YOUR TASK » Transcribe the listing that follows in full, omitting pictures.

--- START OF DATASET EXTRACT ---

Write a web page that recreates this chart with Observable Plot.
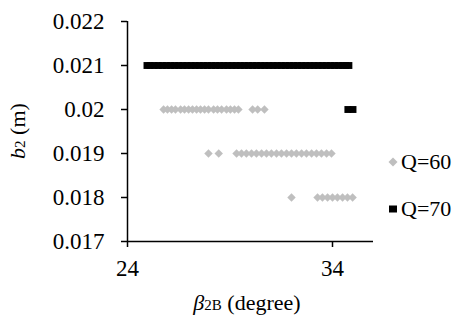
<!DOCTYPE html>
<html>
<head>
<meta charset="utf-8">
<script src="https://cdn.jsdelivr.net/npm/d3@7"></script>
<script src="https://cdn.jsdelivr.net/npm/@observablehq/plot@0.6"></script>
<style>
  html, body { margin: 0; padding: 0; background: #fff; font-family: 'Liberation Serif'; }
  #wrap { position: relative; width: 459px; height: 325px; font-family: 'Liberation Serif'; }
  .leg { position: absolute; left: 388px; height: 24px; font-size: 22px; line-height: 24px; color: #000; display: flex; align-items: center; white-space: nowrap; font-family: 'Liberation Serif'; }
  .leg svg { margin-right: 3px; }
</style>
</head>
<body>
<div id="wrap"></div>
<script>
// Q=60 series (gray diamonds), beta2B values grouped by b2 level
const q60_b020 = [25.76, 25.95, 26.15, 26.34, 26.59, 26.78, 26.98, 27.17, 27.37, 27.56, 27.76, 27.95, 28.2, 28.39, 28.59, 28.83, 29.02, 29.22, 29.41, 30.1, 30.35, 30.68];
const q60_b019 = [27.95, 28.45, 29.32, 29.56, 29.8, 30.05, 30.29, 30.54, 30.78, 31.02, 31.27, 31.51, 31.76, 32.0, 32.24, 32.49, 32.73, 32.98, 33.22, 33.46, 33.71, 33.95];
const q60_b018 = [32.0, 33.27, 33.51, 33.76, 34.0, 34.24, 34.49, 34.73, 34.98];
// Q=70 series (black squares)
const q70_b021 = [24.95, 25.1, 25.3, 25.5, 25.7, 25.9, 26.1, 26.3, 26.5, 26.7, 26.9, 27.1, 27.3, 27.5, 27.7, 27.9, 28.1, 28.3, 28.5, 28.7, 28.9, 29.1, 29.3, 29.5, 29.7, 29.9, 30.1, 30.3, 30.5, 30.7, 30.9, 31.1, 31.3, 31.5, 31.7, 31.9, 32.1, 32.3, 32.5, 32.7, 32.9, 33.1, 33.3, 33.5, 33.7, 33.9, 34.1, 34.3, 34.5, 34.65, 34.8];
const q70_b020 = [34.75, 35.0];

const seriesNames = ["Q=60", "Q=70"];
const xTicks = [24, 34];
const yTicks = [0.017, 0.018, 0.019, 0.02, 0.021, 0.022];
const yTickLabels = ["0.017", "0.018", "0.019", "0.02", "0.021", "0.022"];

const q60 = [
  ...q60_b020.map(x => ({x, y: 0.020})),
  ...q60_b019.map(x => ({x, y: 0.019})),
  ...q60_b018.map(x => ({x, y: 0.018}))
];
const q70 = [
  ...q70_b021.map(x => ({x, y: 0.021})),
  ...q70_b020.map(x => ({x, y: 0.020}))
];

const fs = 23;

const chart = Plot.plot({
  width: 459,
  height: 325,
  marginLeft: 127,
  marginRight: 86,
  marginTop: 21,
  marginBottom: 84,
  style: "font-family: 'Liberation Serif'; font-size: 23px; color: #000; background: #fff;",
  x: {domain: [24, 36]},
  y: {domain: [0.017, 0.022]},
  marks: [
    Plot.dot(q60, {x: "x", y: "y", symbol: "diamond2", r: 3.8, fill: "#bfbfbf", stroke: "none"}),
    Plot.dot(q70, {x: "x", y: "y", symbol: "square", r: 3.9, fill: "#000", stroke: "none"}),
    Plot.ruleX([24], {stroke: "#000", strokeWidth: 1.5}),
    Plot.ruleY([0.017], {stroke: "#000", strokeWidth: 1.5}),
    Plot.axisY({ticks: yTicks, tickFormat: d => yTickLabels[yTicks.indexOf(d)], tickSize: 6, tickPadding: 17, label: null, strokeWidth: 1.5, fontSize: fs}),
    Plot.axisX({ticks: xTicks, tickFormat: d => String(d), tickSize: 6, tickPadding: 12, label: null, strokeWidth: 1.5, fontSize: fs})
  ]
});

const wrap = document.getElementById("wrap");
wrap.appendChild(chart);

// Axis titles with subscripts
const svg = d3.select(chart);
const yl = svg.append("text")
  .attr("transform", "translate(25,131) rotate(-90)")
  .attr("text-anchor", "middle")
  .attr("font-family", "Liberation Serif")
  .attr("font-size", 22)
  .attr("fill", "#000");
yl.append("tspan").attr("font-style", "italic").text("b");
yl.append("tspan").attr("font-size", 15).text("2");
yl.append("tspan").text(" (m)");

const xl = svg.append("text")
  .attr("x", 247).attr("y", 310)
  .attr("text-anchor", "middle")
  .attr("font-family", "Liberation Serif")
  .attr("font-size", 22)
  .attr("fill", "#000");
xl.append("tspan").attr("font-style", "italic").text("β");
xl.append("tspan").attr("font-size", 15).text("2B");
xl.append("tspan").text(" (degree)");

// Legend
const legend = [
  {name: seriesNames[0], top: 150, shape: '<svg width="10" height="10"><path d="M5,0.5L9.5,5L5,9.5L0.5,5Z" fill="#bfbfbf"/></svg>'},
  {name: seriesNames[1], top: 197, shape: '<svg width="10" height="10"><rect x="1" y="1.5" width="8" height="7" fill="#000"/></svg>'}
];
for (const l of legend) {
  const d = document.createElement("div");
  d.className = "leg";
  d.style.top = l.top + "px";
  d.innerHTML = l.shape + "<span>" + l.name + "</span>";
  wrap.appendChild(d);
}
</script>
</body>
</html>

--- END OF DATASET EXTRACT ---

RESULT BELOW »
Write a web page that recreates this chart with Observable Plot.
<!DOCTYPE html>
<html>
<head>
<meta charset="utf-8">
<script src="https://cdn.jsdelivr.net/npm/d3@7"></script>
<script src="https://cdn.jsdelivr.net/npm/@observablehq/plot@0.6"></script>
<style>
  html, body { margin: 0; padding: 0; background: #fff; font-family: 'Liberation Serif'; }
  #wrap { position: relative; width: 459px; height: 325px; font-family: 'Liberation Serif'; }
  .leg { position: absolute; left: 388px; height: 24px; font-size: 22px; line-height: 24px; color: #000; display: flex; align-items: center; white-space: nowrap; font-family: 'Liberation Serif'; }
  .leg svg { margin-right: 3px; }
</style>
</head>
<body>
<div id="wrap"></div>
<script>
// Q=60 series (gray diamonds), beta2B values grouped by b2 level
const q60_b020 = [25.76, 25.95, 26.15, 26.34, 26.59, 26.78, 26.98, 27.17, 27.37, 27.56, 27.76, 27.95, 28.2, 28.39, 28.59, 28.83, 29.02, 29.22, 29.41, 30.1, 30.35, 30.68];
const q60_b019 = [27.95, 28.45, 29.32, 29.56, 29.8, 30.05, 30.29, 30.54, 30.78, 31.02, 31.27, 31.51, 31.76, 32.0, 32.24, 32.49, 32.73, 32.98, 33.22, 33.46, 33.71, 33.95];
const q60_b018 = [32.0, 33.27, 33.51, 33.76, 34.0, 34.24, 34.49, 34.73, 34.98];
// Q=70 series (black squares)
const q70_b021 = [24.95, 25.1, 25.3, 25.5, 25.7, 25.9, 26.1, 26.3, 26.5, 26.7, 26.9, 27.1, 27.3, 27.5, 27.7, 27.9, 28.1, 28.3, 28.5, 28.7, 28.9, 29.1, 29.3, 29.5, 29.7, 29.9, 30.1, 30.3, 30.5, 30.7, 30.9, 31.1, 31.3, 31.5, 31.7, 31.9, 32.1, 32.3, 32.5, 32.7, 32.9, 33.1, 33.3, 33.5, 33.7, 33.9, 34.1, 34.3, 34.5, 34.65, 34.8];
const q70_b020 = [34.75, 35.0];

const seriesNames = ["Q=60", "Q=70"];
const xTicks = [24, 34];
const yTicks = [0.017, 0.018, 0.019, 0.02, 0.021, 0.022];
const yTickLabels = ["0.017", "0.018", "0.019", "0.02", "0.021", "0.022"];

const q60 = [
  ...q60_b020.map(x => ({x, y: 0.020})),
  ...q60_b019.map(x => ({x, y: 0.019})),
  ...q60_b018.map(x => ({x, y: 0.018}))
];
const q70 = [
  ...q70_b021.map(x => ({x, y: 0.021})),
  ...q70_b020.map(x => ({x, y: 0.020}))
];

const fs = 23;

const chart = Plot.plot({
  width: 459,
  height: 325,
  marginLeft: 127,
  marginRight: 86,
  marginTop: 21,
  marginBottom: 84,
  style: "font-family: 'Liberation Serif'; font-size: 23px; color: #000; background: #fff;",
  x: {domain: [24, 36]},
  y: {domain: [0.017, 0.022]},
  marks: [
    Plot.dot(q60, {x: "x", y: "y", symbol: "diamond2", r: 3.8, fill: "#bfbfbf", stroke: "none"}),
    Plot.dot(q70, {x: "x", y: "y", symbol: "square", r: 3.9, fill: "#000", stroke: "none"}),
    Plot.ruleX([24], {stroke: "#000", strokeWidth: 1.5}),
    Plot.ruleY([0.017], {stroke: "#000", strokeWidth: 1.5}),
    Plot.axisY({ticks: yTicks, tickFormat: d => yTickLabels[yTicks.indexOf(d)], tickSize: 6, tickPadding: 17, label: null, strokeWidth: 1.5, fontSize: fs}),
    Plot.axisX({ticks: xTicks, tickFormat: d => String(d), tickSize: 6, tickPadding: 12, label: null, strokeWidth: 1.5, fontSize: fs})
  ]
});

const wrap = document.getElementById("wrap");
wrap.appendChild(chart);

// Axis titles with subscripts
const svg = d3.select(chart);
const yl = svg.append("text")
  .attr("transform", "translate(25,131) rotate(-90)")
  .attr("text-anchor", "middle")
  .attr("font-family", "Liberation Serif")
  .attr("font-size", 22)
  .attr("fill", "#000");
yl.append("tspan").attr("font-style", "italic").text("b");
yl.append("tspan").attr("font-size", 15).text("2");
yl.append("tspan").text(" (m)");

const xl = svg.append("text")
  .attr("x", 247).attr("y", 310)
  .attr("text-anchor", "middle")
  .attr("font-family", "Liberation Serif")
  .attr("font-size", 22)
  .attr("fill", "#000");
xl.append("tspan").attr("font-style", "italic").text("β");
xl.append("tspan").attr("font-size", 15).text("2B");
xl.append("tspan").text(" (degree)");

// Legend
const legend = [
  {name: seriesNames[0], top: 150, shape: '<svg width="10" height="10"><path d="M5,0.5L9.5,5L5,9.5L0.5,5Z" fill="#bfbfbf"/></svg>'},
  {name: seriesNames[1], top: 197, shape: '<svg width="10" height="10"><rect x="1" y="1.5" width="8" height="7" fill="#000"/></svg>'}
];
for (const l of legend) {
  const d = document.createElement("div");
  d.className = "leg";
  d.style.top = l.top + "px";
  d.innerHTML = l.shape + "<span>" + l.name + "</span>";
  wrap.appendChild(d);
}
</script>
</body>
</html>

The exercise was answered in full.